A TEMPORARY emergency permit from the Australian Pesticides and Veterinary Medicines Authority (APVMA) for the late season use of glyphosate on barley crops as a desiccant has expired.
Grain Producers Australia (GPA), instrumental in getting the temporary permit through in 2016, have applied for another permit but have warned growers to plan on not using glyphosate as a desiccant in feed barley this year.
The APVMA permit has attracted controversy with some within the grain growing sector claiming it was not necessary given Australia's dry condition during the crop ripening period and that it could be a negative in terms of attracting international grain buyers.
The process can only take place in feed barley lines as applying glyphosate to malt barley would mean a loss of germination in the barley seed, critical to the malting process.
GPA chairman Andrew Weidemann said the major reason his organisation had applied for the late season usage permit was to maintain a maximum residue limit (MRL) for glyphosate on barley.
"Without the usage pattern you see the MRL disappear."
He said the APVMA had told GPA that old crop barley with glyphosate residue would be able to be traded this year, based on the current MRL of 10mg glyphosate per kilogram of barley seed.
Although GPA has applied for an extension, Mr Weidemann said farmers would have to plan to manage without crop-topping barley this year.
"It is generally a two or three month process for the APVMA to review cases so I would advise people to make sure they are not planning on crop-topping glyphosate this year."

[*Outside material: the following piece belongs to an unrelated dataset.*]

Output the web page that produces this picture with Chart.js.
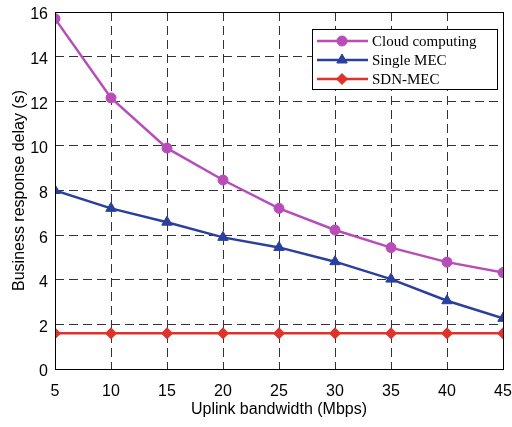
<!DOCTYPE html>
<html>
<head>
<meta charset="utf-8">
<script src="https://cdn.jsdelivr.net/npm/chart.js@4"></script>
<style>
  html, body { margin: 0; padding: 0; background: #fff; }
  #wrap { width: 512px; height: 427px; }
</style>
</head>
<body>
<div id="wrap"><canvas id="chart" width="512" height="427"></canvas></div>
<script>
const bandwidth = [5, 10, 15, 20, 25, 30, 35, 40, 45];
const cloudComputing = [15.7, 12.15, 9.9, 8.47, 7.2, 6.23, 5.44, 4.79, 4.32];
const singleMec = [8.0, 7.2, 6.58, 5.9, 5.45, 4.81, 4.03, 3.06, 2.27];
const sdnMec = [1.6, 1.6, 1.6, 1.6, 1.6, 1.6, 1.6, 1.6, 1.6];
const seriesNames = ['Cloud computing', 'Single MEC', 'SDN-MEC'];

const colors = ['#b84db8', '#2a3f9e', '#e0322a'];
const markers = ['circle', 'triangle', 'rectRot'];
const radii = [5, 6, 5.5];

const toPoints = (vals) => vals.map((v, i) => ({ x: bandwidth[i], y: v }));

// frame + inside legend
const framePlugin = {
    id: 'frame',
    afterDatasetsDraw(chart) {
        const { ctx, chartArea: a } = chart;
        ctx.save();
        ctx.strokeStyle = '#000';
        ctx.lineWidth = 1;
        ctx.strokeRect(a.left + 0.5, a.top + 0.5, a.right - a.left, a.bottom - a.top);

        // legend box
        const bx = 312, by = 29, bw = 185, bh = 60;
        ctx.fillStyle = '#fff';
        ctx.fillRect(bx, by, bw, bh);
        ctx.strokeRect(bx + 0.5, by + 0.5, bw, bh);
        ctx.font = '15px "Liberation Serif", "Times New Roman", serif';
        ctx.textBaseline = 'middle';
        seriesNames.forEach((name, i) => {
            const y = by + 12 + i * 19;
            ctx.strokeStyle = colors[i];
            ctx.lineWidth = 2.5;
            ctx.beginPath();
            ctx.moveTo(bx + 5, y);
            ctx.lineTo(bx + 56, y);
            ctx.stroke();
            ctx.lineWidth = 1;
            ctx.fillStyle = colors[i];
            Chart.helpers.drawPoint(ctx, { pointStyle: markers[i], radius: radii[i], borderWidth: 1 }, bx + 30, y);
            ctx.fillStyle = '#000';
            ctx.fillText(name, bx + 60, y + 1);
        });
        ctx.restore();
    }
};

const datasets = [cloudComputing, singleMec, sdnMec].map((vals, i) => ({
    label: seriesNames[i],
    data: toPoints(vals),
    borderColor: colors[i],
    backgroundColor: colors[i],
    borderWidth: 2.5,
    pointStyle: markers[i],
    pointRadius: radii[i],
    pointBorderWidth: 1,
    tension: 0
}));

const tickFont = { family: '"Liberation Sans", Arial, sans-serif', size: 16 };

new Chart(document.getElementById('chart'), {
    type: 'line',
    data: { datasets: datasets },
    options: {
        responsive: false,
        animation: false,
        layout: { padding: { left: 0, right: 9, top: 12, bottom: 0 } },
        plugins: {
            legend: { display: false },
            tooltip: { enabled: false }
        },
        scales: {
            x: {
                type: 'linear',
                min: 5,
                max: 45,
                ticks: { stepSize: 5, color: '#000', font: tickFont, padding: 13 },
                grid: { color: '#333', lineWidth: 1, drawTicks: false },
                border: { display: false, dash: [9, 5] },
                title: {
                    display: true,
                    text: 'Uplink bandwidth (Mbps)',
                    color: '#000',
                    font: tickFont,
                    padding: { top: 0, bottom: 8 }
                },
                afterFit(scale) {
                    scale.height = 58;
                    scale.paddingLeft = 0;
                    scale.paddingRight = 0;
                }
            },
            y: {
                min: 0,
                max: 16,
                ticks: { stepSize: 2, color: '#000', font: tickFont, padding: 7, labelOffset: 3 },
                grid: { color: '#333', lineWidth: 1, drawTicks: false },
                border: { display: false, dash: [9, 5] },
                title: {
                    display: true,
                    text: 'Business response delay (s)',
                    color: '#000',
                    font: tickFont,
                    padding: { top: 10, bottom: 4 }
                },
                afterFit(scale) {
                    scale.width = 55;
                    scale.paddingTop = 0;
                    scale.paddingBottom = 0;
                }
            }
        }
    },
    plugins: [framePlugin]
});
</script>
</body>
</html>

Woomelang, Victoria farmer Chris Kelly said he hoped the application was refused.
"I am all for glyphosate but I don't think we need to be crop-topping in our environment," Mr Kelly said.
"We get hot ripening conditions, it is a completely different kettle of fish to the northern hemisphere when they are racing against the cold of autumn."
Mr Kelly said given glyphosate's controversial recent history, limiting crop residues was an important practice in order to market the grain.
"If we don't need to do it agronomically then why bother risking our markets, we want to do all we can to protect the ongoing availability of glyphosate for other applications."
However Mr Weidemann said he did not think glyphosate residues were likely to impact on markets.
"I have seen first-hand in China, there is not going to be any issue with glyphosate, nor in the rest of the world, they realise how important glyphosate is to growing a crop and how safe the product is."